In early 2025, OpenAI introduced the Responses API (/v1/responses) as the successor to Chat Completions. The Responses API brought several improvements: server-side conversation state (via previous_response_id, removing the need to resend the full history), richer built-in tool support (web search, file search, code interpreter), and more expressive streaming events. Crucially, OpenAI's newest and most capable model families — specifically the Codex models (e.g., gpt-5.2-codex) — are only accessible through the Responses API and do not work with the older Chat Completions API at all.
As the Responses API gained traction as the new industry standard, Anthropic adopted it as well for their Claude models. This means that both OpenAI and Anthropic now offer a common API surface, which is the Responses API. Flowable leverages this by using the Responses API as a unified integration point for both providers starting with 2025.2.04+.
For older Flowable versions (prior to 2025.2.04+), only the Chat Completions API is available, which limits usage to OpenAI models that support that API.
Both APIs support structured output (the ability to constrain LLM responses to a specific JSON schema), which is essential for Flowable's AI features where the LLM must produce valid model definitions.
What are Codex models?
OpenAI's Codex models (e.g., gpt-5.2-codex) are a specialized family within the GPT-5 generation that are purpose-built for code understanding and generation.
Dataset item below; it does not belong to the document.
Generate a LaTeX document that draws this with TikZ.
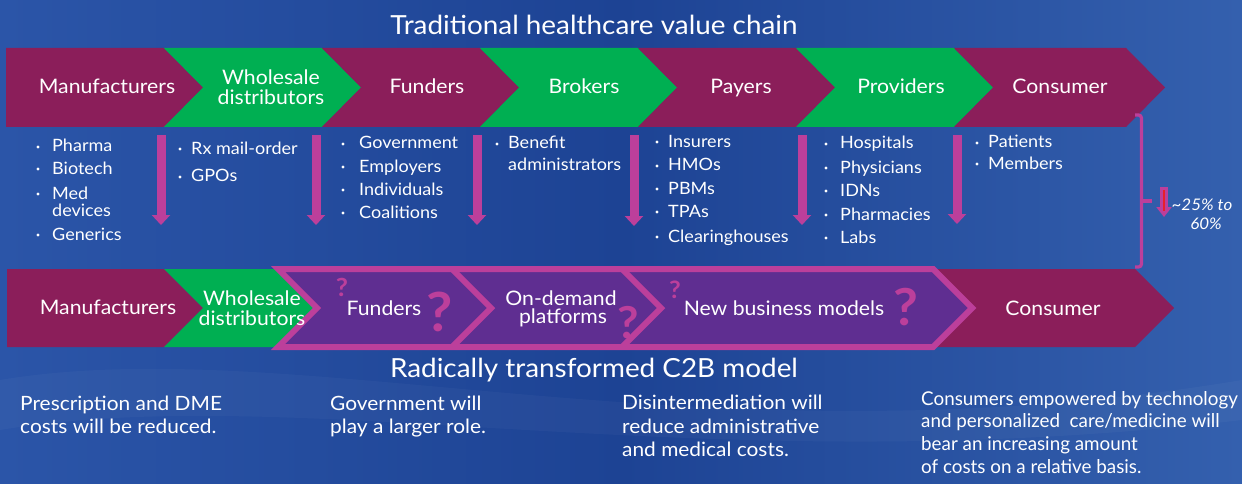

Unlike general-purpose chat models (e.g., gpt-5, gpt-4o), Codex models have been specifically trained and optimized for:
- Code generation: Writing syntactically correct, logically sound code across many programming languages.
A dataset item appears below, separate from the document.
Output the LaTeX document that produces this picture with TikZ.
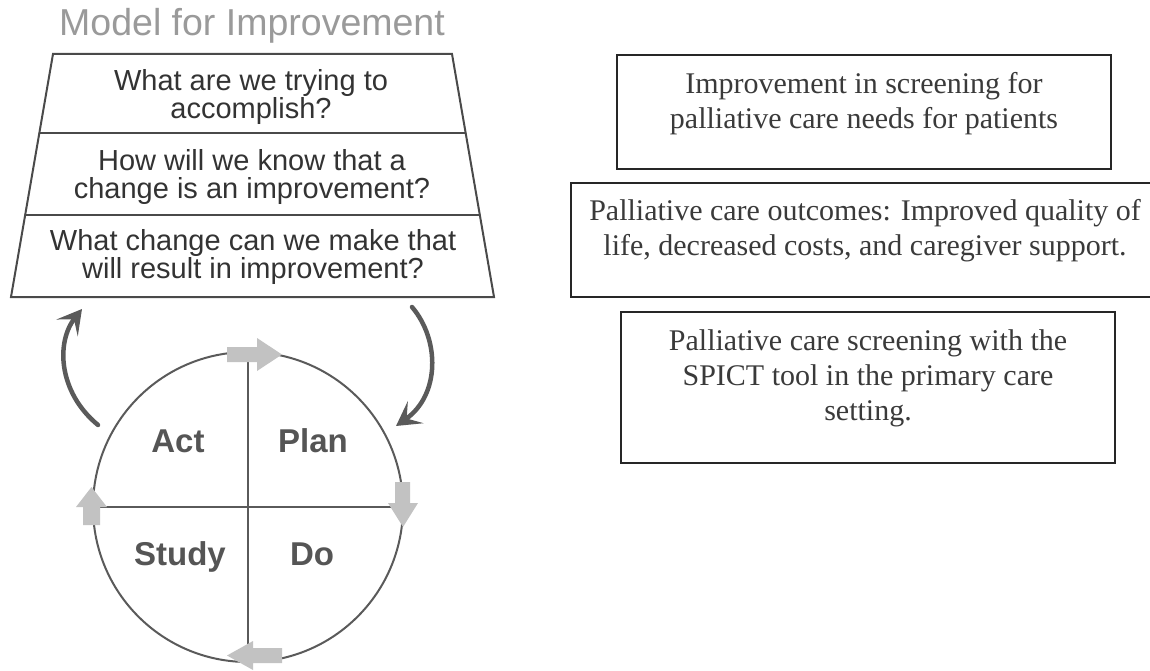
\documentclass[tikz,border=0pt]{standalone}
\usepackage{fontspec}
\setmainfont{Liberation Serif}
\newfontfamily\arialfont{Liberation Sans}
\usetikzlibrary{arrows.meta}
\definecolor{titlegray}{HTML}{9A9A9A}
\definecolor{qgray}{HTML}{333333}
\definecolor{framegray}{HTML}{4A4A4A}
\definecolor{ringgray}{HTML}{5A5A5A}
\definecolor{blockgray}{HTML}{C2C2C2}
\definecolor{phasegray}{HTML}{555555}
\definecolor{boxline}{HTML}{262626}
\definecolor{boxtxt}{HTML}{3A3A3A}
\begin{document}
\begin{tikzpicture}[x=1pt,y=-1pt,
  title/.style={font=\arialfont\fontsize{37.5}{40}\selectfont, text=titlegray, inner sep=0, anchor=base},
  question/.style={font=\arialfont\fontsize{29}{28}\selectfont, text=qgray, align=center, inner sep=0, anchor=north},
  frame/.style={draw=framegray, line width=2pt, line join=miter},
  ring/.style={draw=ringgray, line width=2pt},
  phase/.style={font=\arialfont\bfseries\fontsize{33}{33}\selectfont, text=phasegray, inner sep=0, anchor=base},
  blockarrow/.style={fill=blockgray, draw=none},
  cyclearrow/.style={draw=ringgray, line width=4.5pt, line cap=round,
    -{Stealth[length=24pt, width=27pt, inset=11pt]}},
  infobox/.style={draw=boxline, line width=2pt, rectangle, inner sep=0},
  infotext/.style={font=\fontsize{30}{35}\selectfont, text=boxtxt, align=center, inner sep=0, anchor=north}
]
\useasboundingbox (0,0) rectangle (1150,671);

% ---- Model for Improvement: heading and the three questions ----
\node[title] (heading) at (252,36) {Model for Improvement};

\draw[frame] (53,54) -- (452,54) -- (494,297) -- (11,297) -- cycle;
\draw[frame] (39.5,133) -- (465.5,133);
\draw[frame] (25.3,215) -- (479.7,215);

\node[question] (q1) at (251,69.2) {What are we trying to\\accomplish?};
\node[question] (q2) at (252,149.2) {How will we know that a\\change is an improvement?};
\node[question] (q3) at (253,229.2) {What change can we make that\\will result in improvement?};

% ---- PDSA cycle ----
\coordinate (c) at (248,507);
\draw[ring] (c) circle[radius=155];
\draw[ring] (248,352) -- (248,662);
\draw[ring] (93,507) -- (403,507);

\node[phase] (act)   at (178,452) {Act};
\node[phase] (plan)  at (313,452) {Plan};
\node[phase] (study) at (180,565) {Study};
\node[phase] (do)    at (312,565) {Do};

% block arrows on the ring: clockwise direction
\fill[blockarrow] (227,347) -- (257,347) -- (257,338) -- (282,354.5) -- (257,371) -- (257,362) -- (227,362) -- cycle;
\fill[blockarrow] (395,482) -- (410,482) -- (410,503) -- (418,503) -- (403,527) -- (388,503) -- (395,503) -- cycle;
\fill[blockarrow] (282,648) -- (253,648) -- (253,641) -- (227,655.5) -- (253,670) -- (253,663) -- (282,663) -- cycle;
\fill[blockarrow] (83,525) -- (100,525) -- (100,507) -- (107,507) -- (91.5,487) -- (76,507) -- (83,507) -- cycle;

% arrows linking the questions and the cycle
\coordinate (actout) at (98,425);
\coordinate (qin) at (82,309);
\coordinate (qout) at (412,307);
\coordinate (planin) at (396,426);
\draw[cyclearrow] (actout) .. controls (58,392) and (56,342) .. (qin);
\draw[cyclearrow] (qout) .. controls (440,340) and (440,395) .. (planin);

% ---- project boxes ----
\node[infobox, minimum width=494, minimum height=114] (aimbox) at (864,112) {};
\node[infotext] (aim) at (864,72.5) {Improvement in screening for\\palliative care needs for patients};

\node[infobox, minimum width=584, minimum height=114] (measbox) at (863,240) {};
\node[infotext] (meas) at (865,199.5) {Palliative care outcomes: Improved quality of\\life, decreased costs, and caregiver support.};

\node[infobox, minimum width=494, minimum height=151] (chgbox) at (868,387.5) {};
\node[infotext] (chg) at (868,329.5) {Palliative care screening with the\\SPICT tool in the primary care\\setting.};
\end{tikzpicture}
\end{document}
- Structured output adherence: Producing output that strictly follows JSON schemas — critical for Flowable's model generation where the LLM must produce valid BPMN/CMMN/DMN model definitions.
- Code reasoning: Understanding complex code structures, dependencies, and control flow.
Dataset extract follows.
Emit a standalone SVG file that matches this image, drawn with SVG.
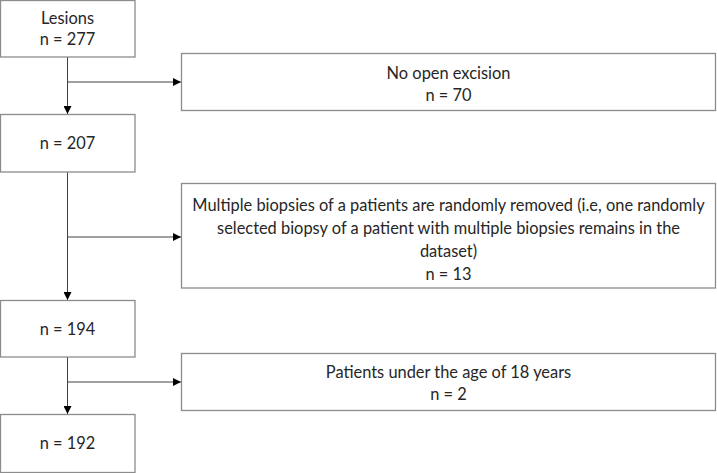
<svg xmlns="http://www.w3.org/2000/svg" width="717" height="473" viewBox="0 0 717 473">
<defs>
<style>
.box{fill:#fff;stroke:#8c8c8c;stroke-width:1.3}
.t{font-family:Lato,"Liberation Sans",sans-serif;font-size:16.4px;fill:#262626;text-anchor:middle}
.ln{stroke:#404040;stroke-width:1;fill:none}
</style>
<marker id="ah" viewBox="0 0 10 10" refX="10" refY="5" markerWidth="8" markerHeight="8" markerUnits="userSpaceOnUse" orient="auto">
<path d="M0,0 L10,5 L0,10 z" fill="#000"/>
</marker>
</defs>
<rect width="717" height="473" fill="#fff"/>
<g id="connectors">
<line class="ln" x1="67.5" y1="57" x2="67.5" y2="114" marker-end="url(#ah)"/>
<line class="ln" x1="67.5" y1="82" x2="181" y2="82" marker-end="url(#ah)"/>
<line class="ln" x1="67.5" y1="172" x2="67.5" y2="300" marker-end="url(#ah)"/>
<line class="ln" x1="67.5" y1="237" x2="181" y2="237" marker-end="url(#ah)"/>
<line class="ln" x1="67.5" y1="357" x2="67.5" y2="414" marker-end="url(#ah)"/>
<line class="ln" x1="67.5" y1="382" x2="181" y2="382" marker-end="url(#ah)"/>
</g>
<g id="n1"><rect class="box" x="0.5" y="0.5" width="134.5" height="56.5"/>
<text class="t" x="67.5" y="23.5">Lesions</text><text class="t" x="67.5" y="45">n = 277</text></g>
<g id="n2"><rect class="box" x="0.5" y="114.5" width="134.5" height="57.5"/>
<text class="t" x="67.5" y="148.5">n = 207</text></g>
<g id="n3"><rect class="box" x="0.5" y="300.5" width="134.5" height="56.5"/>
<text class="t" x="67.5" y="334.5">n = 194</text></g>
<g id="n4"><rect class="box" x="0.5" y="414.5" width="134.5" height="58"/>
<text class="t" x="67.5" y="448.5">n = 192</text></g>
<g id="e1"><rect class="box" x="181.5" y="53.5" width="534" height="57"/>
<text class="t" x="448.5" y="78.5">No open excision</text><text class="t" x="448.5" y="100.5">n = 70</text></g>
<g id="e2"><rect class="box" x="181.5" y="183.5" width="534" height="104.5"/>
<text class="t" x="448.5" y="210.5">Multiple biopsies of a patients are randomly removed (i.e, one randomly</text>
<text class="t" x="448.5" y="233.5">selected biopsy of a patient with multiple biopsies remains in the</text>
<text class="t" x="448.5" y="256.5">dataset)</text>
<text class="t" x="448.5" y="279.5">n = 13</text></g>
<g id="e3"><rect class="box" x="181.5" y="353.5" width="534" height="57"/>
<text class="t" x="448.5" y="377.5">Patients under the age of 18 years</text><text class="t" x="448.5" y="400">n = 2</text></g>
</svg>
- Instruction following for technical tasks: Better at following precise technical instructions about model structures and scripting conventions.
Because Flowable's AI features essentially require the LLM to generate structured data (model definitions are similar to code), these code-specialized models are a natural fit.
Model Recommendations
From 2025.2.04+: gpt-5.2-codex or claude-opus-4-6 (Recommended)
Starting with 2025.2.04+, Flowable supports the Responses API and Anthropic Claude models for AI-assisted modeling. We recommend gpt-5.2-codex (OpenAI) or claude-opus-4-6 (Anthropic) for both AI Chat (model generation and modification) and Script Task AI (script generation).
In our tests, both models gave superior results compared to all other models:
gpt-5.2-codex: A Codex model purpose-built for code generation. It treats model generation as a code task, producing highly accurate BPMN/CMMN/DMN definitions and reliable scripts that correctly use Flowable's built-inflwfunctions.claude-opus-4-6: Anthropic's most capable model. It delivers results comparable togpt-5.2-codexfor both model generation and script writing, making it an excellent alternative for teams that prefer Anthropic's models.
See the AI Setup documentation for configuration instructions for both providers.
All models comparison
In our experimentations, results varied significantly depending on the LLM model being used. Here are some of our results:
| Model | Results | Speed | Requires 2025.2.04+ |
|---|---|---|---|
| gpt-5.2-codex | +++++ | ++ | Yes |
| claude-opus-4-6 | +++++ | ++ | Yes |
| gpt-4.1-mini | ++++ | ++++ | No |
| gpt-4.1 | ++++ | +++ | No |
| gpt-4.1-nano | ++ | +++++ | No |
| gpt-4o | +++ | ++ | No |
| gpt-5 | ++ | + | No |
| gpt-5-1 | ++ | + | No |
| gpt-5-nano | ++ | ++++ | No |
| gpt-5-mini | ++ | ++++ | No |
gpt-5.2-codex and claude-opus-4-6 give the best results overall, but are slower than some of the lighter models. They require 2025.2.04+ and the Responses API (see AI Setup).
For versions prior to 2025.2.04+, gpt-4.1-mini gives the best results balanced with acceptable speed (however your tests might of course yield different results).